静岡県浜松市にある教会「ぶどうの木」が制作した、命と家族をテーマにしたストーリーで聖書のメッセージを分かりやすく伝える絵本『一つになろうよ!!命の絵本・命の糸に出会う本』(燦葉出版社、2014年)の韓国語版が今月、韓国のクムラン出版社から再出版された。従来の絵本より少し小さく手に取りやすいサイズとなり、今韓国で社会問題となっている同性愛やエイズについて触れた新しいページも追加された。
本作は、恋愛、結婚、子育て、家庭がどういったものであるのか、またどうあるべきかを、聖書の言葉をもとにストーリー仕立てにした絵本。同教会の聖書勉強会における、「神に喜ばれる人間になるための土台は家族・家庭にある」という学びの成果が1冊にまとめられたもので、2014年に燦葉出版社から日本で発行され、その1年後の15年10月に同出版社から韓国語版も出版された。
韓国語版の出版は、同教会の山田聖子牧師が韓国の梨花女子大学留学中に、韓国人の友人との関係の中で、日韓の和解のために必要なのは聖書の言葉の力であることに気付かされ、そのために長い間祈り続けてきた1つの答えだった。山田牧師自らが翻訳を担当し、韓国語版には、韓国人と日本人が聖書の言葉により歴史の壁を越えて和解できることを伝えるページが加えられた。
また今回の再出版に当たっては、韓国人編集者とのやりとりの中でさらに、同性愛・不妊治療(卵子・精子提供)・性病(エイズ)など、今韓国社会で議論を引き起こしている問題に警鐘を鳴らし、障がい者に対して聖書は何と教えているのかを伝える内容も加筆された。
山田牧師は、「韓国だけでなく日本でも同性愛を容認する傾向にあり、牧師でさえも声を大にして反論することができない世の中になってきている。神の秩序を乱そうとする悪魔の策略に対して、聖書の御言葉をもって真っ向から戦わなければならないと思う」と話す。
命や家族を取り巻く現代の社会問題に焦点を当てているため、絵本とはいっても大人を対象にした内容になっているが、聖書を読んだことのない人にも、聖書が何を教えているのか分かりやすく伝わるよう配慮されている。子どもたちも大人と一緒に読むことができるよう、色鮮やかで抽象的なイラストが添えられた絵本に仕上げられ、文字が読めない子どもが見ても理解できるように、イラストだけでも内容が伝わるよう工夫がなされている。

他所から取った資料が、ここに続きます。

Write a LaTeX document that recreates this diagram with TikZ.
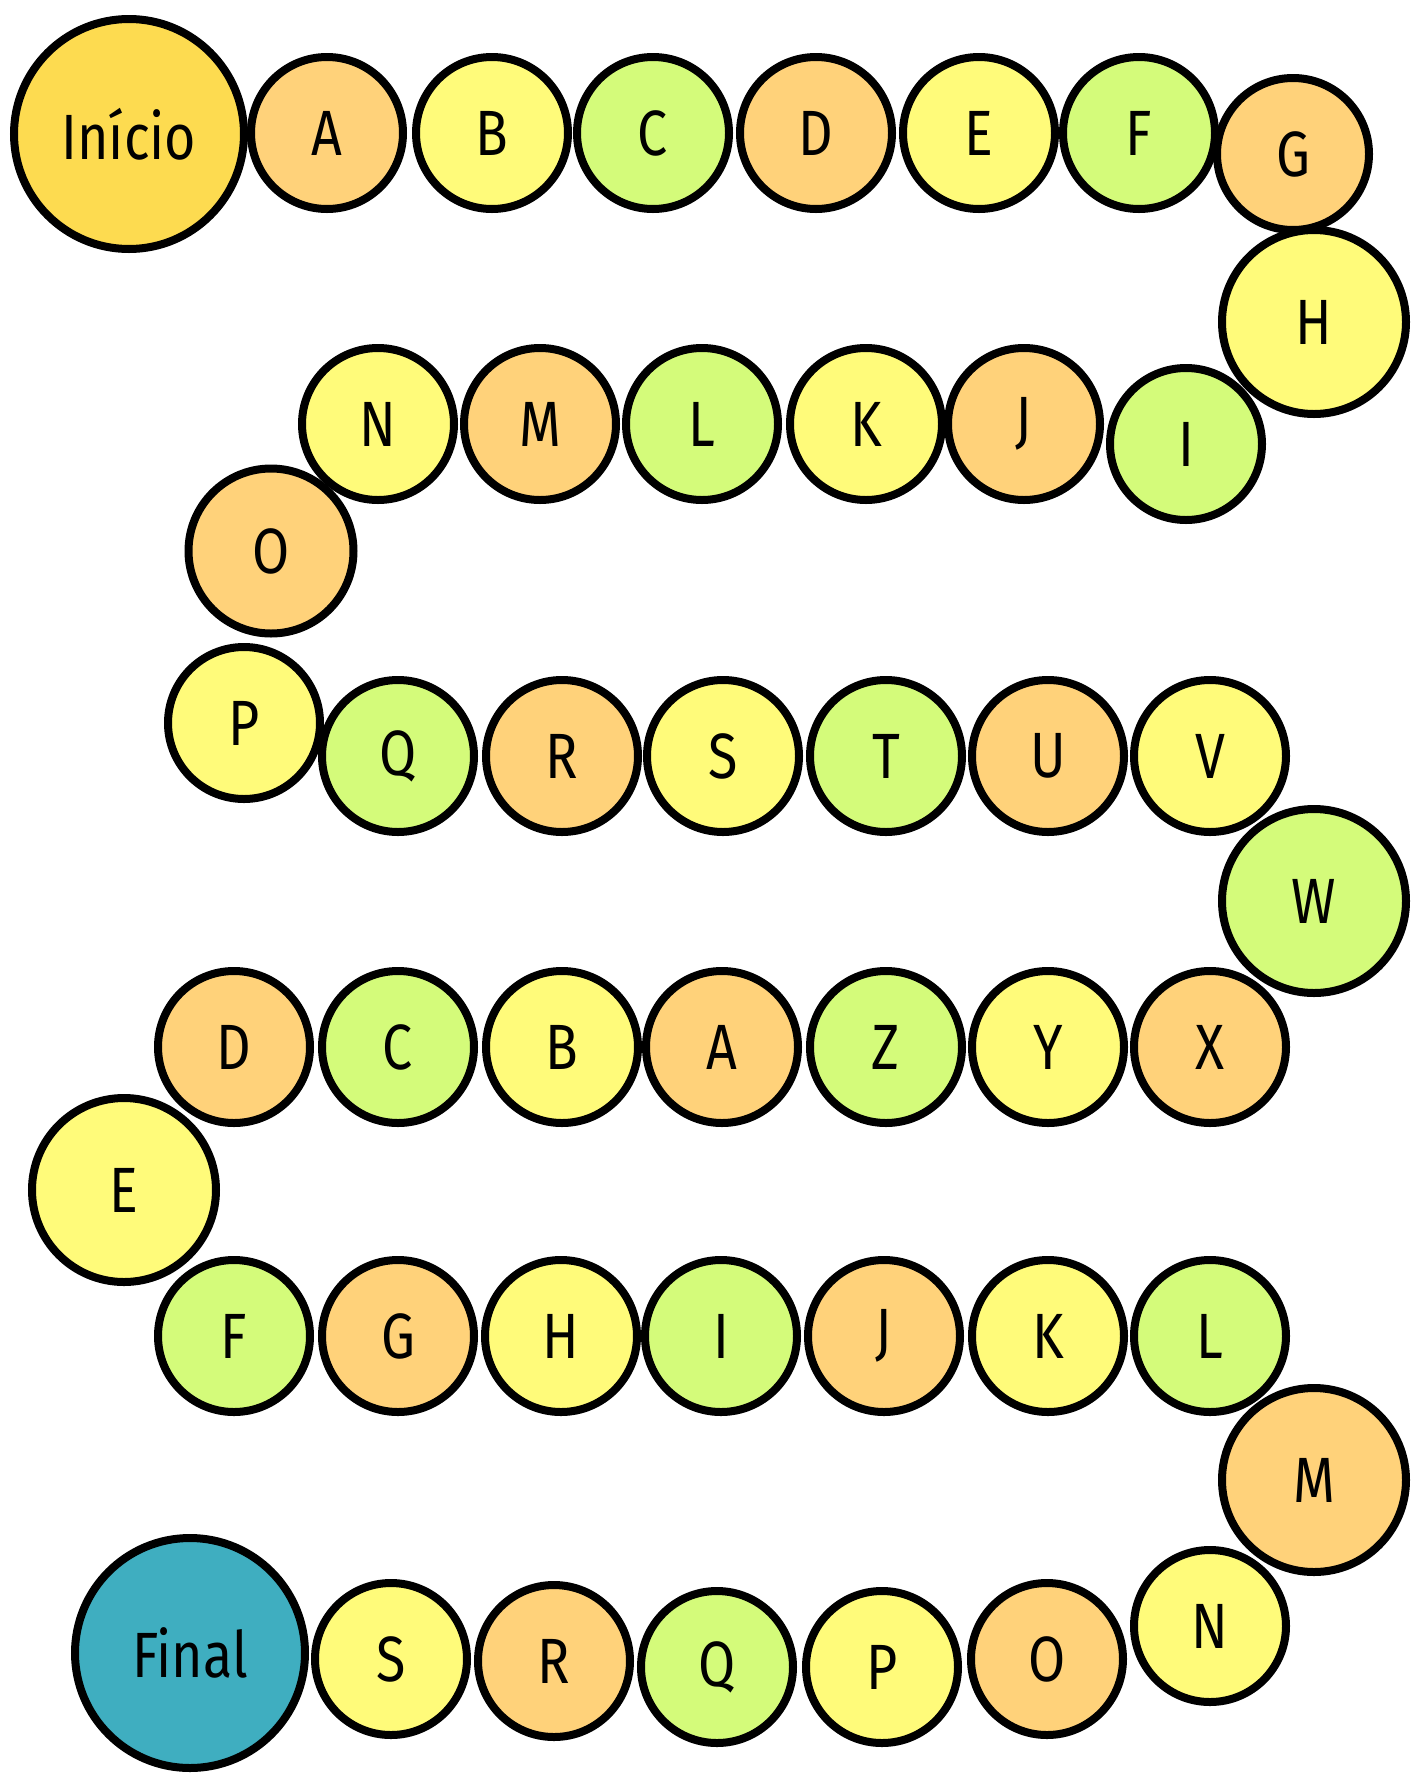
\documentclass[tikz,border=0pt]{standalone}
\usepackage{fontspec}
\setmainfont{Fira Sans}[FakeStretch=0.84]
\definecolor{cor}{RGB}{255,210,122}
\definecolor{cye}{RGB}{255,251,122}
\definecolor{cgr}{RGB}{212,251,122}
\definecolor{cstart}{RGB}{253,219,80}
\definecolor{cend}{RGB}{63,174,192}
\tikzset{
  ball/.style={circle, draw=black, line width=4pt, inner sep=0pt, font=\fontsize{32}{36}\selectfont},
  sm/.style={ball, minimum size=76pt},
  md/.style={ball, minimum size=82.5pt},
  bg/.style={ball, minimum size=92pt},
  hg/.style={ball, minimum size=115pt},
}
\begin{document}
\begin{tikzpicture}[x=0.5pt,y=-0.5pt]
\useasboundingbox (0,0) rectangle (1422,1773);
% row 1
\node[sm, fill=cor] (a1) at (327,133) {A};
\node[sm, fill=cye] (b1) at (492,133) {B};
\node[sm, fill=cgr] (c1) at (653,133) {C};
\node[sm, fill=cor] (d1) at (816,133) {D};
\node[sm, fill=cye] (e1) at (979,133) {E};
\node[sm, fill=cgr] (f1) at (1139,133) {F};
\node[sm, fill=cor] (g1) at (1293,154) {G};
% row 2
\node[sm, fill=cgr] (i1) at (1186,444) {I};
\node[sm, fill=cor] (j1) at (1024,424) {J};
\node[sm, fill=cye] (k1) at (866,424) {K};
\node[sm, fill=cgr] (l1) at (702,424) {L};
\node[sm, fill=cor] (m1) at (540,424) {M};
\node[md, fill=cor] (o1) at (271,551) {O};
\node[sm, fill=cye] (n1) at (378,424) {N};
% row 3
\node[sm, fill=cye] (p1) at (244,723) {P};
\node[sm, fill=cgr] (q1) at (398,756) {Q};
\node[sm, fill=cor] (r1) at (562,756) {R};
\node[sm, fill=cye] (s1) at (723,756) {S};
\node[sm, fill=cgr] (t1) at (886,756) {T};
\node[sm, fill=cor] (u1) at (1048,756) {U};
\node[sm, fill=cye] (v1) at (1210,756) {V};
% row 4
\node[sm, fill=cor] (x1) at (1210,1047) {X};
\node[sm, fill=cye] (y1) at (1048,1047) {Y};
\node[sm, fill=cgr] (z1) at (886,1047) {Z};
\node[sm, fill=cor] (a2) at (722,1047) {A};
\node[sm, fill=cye] (b2) at (562,1047) {B};
\node[sm, fill=cgr] (c2) at (398,1047) {C};
\node[sm, fill=cor] (d2) at (234,1047) {D};
% row 5
\node[sm, fill=cgr] (f2) at (234,1336) {F};
\node[sm, fill=cor] (g2) at (398,1336) {G};
\node[sm, fill=cye] (h2) at (561,1336) {H};
\node[sm, fill=cgr] (i2) at (721,1336) {I};
\node[sm, fill=cor] (j2) at (884,1336) {J};
\node[sm, fill=cye] (k2) at (1048,1336) {K};
\node[sm, fill=cgr] (l2) at (1210,1336) {L};
% row 6
\node[sm, fill=cye] (n2) at (1210,1626) {N};
\node[sm, fill=cor] (o2) at (1047,1659) {O};
\node[sm, fill=cye] (p2) at (882,1667) {P};
\node[sm, fill=cgr] (q2) at (717,1667) {Q};
\node[sm, fill=cor] (r2) at (554,1661) {R};
\node[sm, fill=cye] (s2) at (391,1659) {S};
% big turns
\node[bg, fill=cye] (h1) at (1314,322) {H};
\node[bg, fill=cgr] (w1) at (1314,901) {W};
\node[bg, fill=cye] (e2) at (124,1190) {E};
\node[bg, fill=cor] (m2) at (1314,1480) {M};
% start / end
\node[hg, fill=cstart] (start) at (129,134) {Início};
\node[hg, fill=cend] (final) at (190,1653) {Final};
\end{tikzpicture}
\end{document}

特に、「この絵本には、何の肩書もない普通のクリスチャンの日常生活の中での学びや証しが記されている。私たちの教会には、難しい神学から学び始めた者は1人もおらず、いつも聖霊を教師として聖書を学び、具体的な聖霊体験をして今に至っている」と山田牧師が話す通り、山田牧師をはじめとする同教会メンバーの実際の体験がふんだんに組み込まれているのが大きな特徴だ。
韓国のウェストミンスター神学大学院大学校のジョン・インチャン総長も、実体験に基づいて福音宣教のために書かれた本作を、神学書が大半を占める韓国キリスト教出版業界の中で「新しい」と評価。「一般信徒には信仰の証しの書や信仰生活の案内書として、宣教師たちには宣教の新しいビジョンを立てる指針書として、教会学校の先生やバイブルスタディーを導く人たちには聖書のガイドブックとして、牧会者たちにはその役割と使命の重要性を知る教科書として、広く読まれるとよい」と推薦文を寄せている。

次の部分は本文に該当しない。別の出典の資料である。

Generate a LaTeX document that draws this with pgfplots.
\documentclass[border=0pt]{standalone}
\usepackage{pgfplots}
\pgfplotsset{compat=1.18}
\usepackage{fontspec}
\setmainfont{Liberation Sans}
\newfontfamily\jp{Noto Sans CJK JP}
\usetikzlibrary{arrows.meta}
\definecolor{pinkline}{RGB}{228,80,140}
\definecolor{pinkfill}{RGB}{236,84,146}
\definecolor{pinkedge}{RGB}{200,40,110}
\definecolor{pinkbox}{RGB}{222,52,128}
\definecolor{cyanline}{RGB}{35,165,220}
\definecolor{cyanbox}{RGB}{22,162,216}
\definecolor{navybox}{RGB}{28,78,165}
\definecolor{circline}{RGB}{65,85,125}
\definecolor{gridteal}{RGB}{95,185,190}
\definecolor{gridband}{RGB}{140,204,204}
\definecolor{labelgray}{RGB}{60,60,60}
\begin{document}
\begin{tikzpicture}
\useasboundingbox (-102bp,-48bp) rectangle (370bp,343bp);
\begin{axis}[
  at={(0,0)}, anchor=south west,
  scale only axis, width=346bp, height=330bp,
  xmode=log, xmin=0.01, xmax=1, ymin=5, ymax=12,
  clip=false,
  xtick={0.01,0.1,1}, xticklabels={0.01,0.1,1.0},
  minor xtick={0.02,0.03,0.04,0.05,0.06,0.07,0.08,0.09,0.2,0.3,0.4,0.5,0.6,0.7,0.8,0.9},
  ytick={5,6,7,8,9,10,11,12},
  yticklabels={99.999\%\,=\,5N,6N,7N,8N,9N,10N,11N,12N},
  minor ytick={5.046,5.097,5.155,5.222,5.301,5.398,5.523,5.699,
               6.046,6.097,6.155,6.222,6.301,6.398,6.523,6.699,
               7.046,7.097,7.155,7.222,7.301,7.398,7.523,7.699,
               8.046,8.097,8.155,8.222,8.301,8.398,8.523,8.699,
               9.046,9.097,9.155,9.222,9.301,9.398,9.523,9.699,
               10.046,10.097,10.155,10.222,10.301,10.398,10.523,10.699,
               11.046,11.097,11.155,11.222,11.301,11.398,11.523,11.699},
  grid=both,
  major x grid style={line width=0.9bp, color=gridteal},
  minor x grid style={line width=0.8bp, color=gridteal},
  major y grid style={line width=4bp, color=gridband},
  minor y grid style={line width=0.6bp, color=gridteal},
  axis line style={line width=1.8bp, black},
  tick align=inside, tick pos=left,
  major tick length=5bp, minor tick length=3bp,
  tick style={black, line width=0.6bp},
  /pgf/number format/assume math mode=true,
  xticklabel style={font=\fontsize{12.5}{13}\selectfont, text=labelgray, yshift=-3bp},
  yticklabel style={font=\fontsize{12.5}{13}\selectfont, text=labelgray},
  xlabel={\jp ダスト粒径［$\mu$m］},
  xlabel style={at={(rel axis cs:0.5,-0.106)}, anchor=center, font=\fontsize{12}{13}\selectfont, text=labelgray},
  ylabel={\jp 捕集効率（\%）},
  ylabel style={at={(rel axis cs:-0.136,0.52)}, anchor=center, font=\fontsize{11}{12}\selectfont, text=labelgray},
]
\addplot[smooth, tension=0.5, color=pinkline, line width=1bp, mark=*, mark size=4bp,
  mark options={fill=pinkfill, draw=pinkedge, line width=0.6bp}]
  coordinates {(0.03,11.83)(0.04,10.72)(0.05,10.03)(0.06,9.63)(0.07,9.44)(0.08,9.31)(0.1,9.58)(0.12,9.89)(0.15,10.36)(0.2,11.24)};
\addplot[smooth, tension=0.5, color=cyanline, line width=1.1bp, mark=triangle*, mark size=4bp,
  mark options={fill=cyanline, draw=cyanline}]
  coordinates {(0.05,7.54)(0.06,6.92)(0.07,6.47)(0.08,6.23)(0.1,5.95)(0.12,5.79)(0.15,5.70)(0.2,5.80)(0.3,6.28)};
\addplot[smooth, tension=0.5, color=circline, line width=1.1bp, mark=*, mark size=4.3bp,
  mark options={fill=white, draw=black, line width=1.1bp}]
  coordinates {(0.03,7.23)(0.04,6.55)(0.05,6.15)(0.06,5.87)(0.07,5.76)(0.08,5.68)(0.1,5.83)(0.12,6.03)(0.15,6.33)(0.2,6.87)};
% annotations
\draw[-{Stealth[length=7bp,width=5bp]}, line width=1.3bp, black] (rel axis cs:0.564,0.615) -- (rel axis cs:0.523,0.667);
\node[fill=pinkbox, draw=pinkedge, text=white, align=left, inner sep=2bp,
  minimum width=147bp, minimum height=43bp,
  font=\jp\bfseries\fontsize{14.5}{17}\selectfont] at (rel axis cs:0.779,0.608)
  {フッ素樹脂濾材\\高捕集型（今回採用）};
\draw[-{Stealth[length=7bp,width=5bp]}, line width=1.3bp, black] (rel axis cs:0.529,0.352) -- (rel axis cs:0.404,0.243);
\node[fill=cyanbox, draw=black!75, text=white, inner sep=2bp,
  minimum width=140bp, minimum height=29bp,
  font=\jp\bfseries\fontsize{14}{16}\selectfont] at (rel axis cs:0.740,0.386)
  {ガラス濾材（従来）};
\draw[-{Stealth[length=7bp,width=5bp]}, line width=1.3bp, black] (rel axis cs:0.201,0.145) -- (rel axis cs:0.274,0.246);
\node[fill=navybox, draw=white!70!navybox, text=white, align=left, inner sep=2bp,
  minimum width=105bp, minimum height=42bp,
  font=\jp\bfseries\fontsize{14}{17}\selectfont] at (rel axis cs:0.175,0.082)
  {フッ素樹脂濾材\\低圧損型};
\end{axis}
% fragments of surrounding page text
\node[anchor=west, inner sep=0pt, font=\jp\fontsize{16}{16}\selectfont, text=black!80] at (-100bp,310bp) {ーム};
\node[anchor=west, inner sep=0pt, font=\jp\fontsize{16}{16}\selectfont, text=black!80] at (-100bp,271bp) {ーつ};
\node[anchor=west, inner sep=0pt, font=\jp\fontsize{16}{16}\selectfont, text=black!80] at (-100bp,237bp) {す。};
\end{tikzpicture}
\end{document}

クムラン出版社は、ウェストミンスター神学大学院大学校と韓国オンヌリ教会に本作をそれぞれ100冊ずつ寄贈し、韓国での福音宣教に用いられるよう働き掛けている。「日本においては、クリスチャンでない人たちにも、結婚のお祝いや出産のお祝い、クリスマスプレゼントなどに喜ばれ、親しまれている。韓国においても、クリスチャンはもちろん、大人も子どもも関係なく、聖書を知らない全ての人たちに気軽に手に取って読んでもらい、神が私たち一人一人にどんなメッセージを伝えているのかを知ってもらえたらうれしい」と山田牧師。日本でも近いうちに、改定版が出版される予定だ。
絵本『一つになろうよ!!命の絵本・命の糸に出会う本』の日本語版は定価1000円(税込)。一般書店、大型書店、アマゾンなどで購入することができる。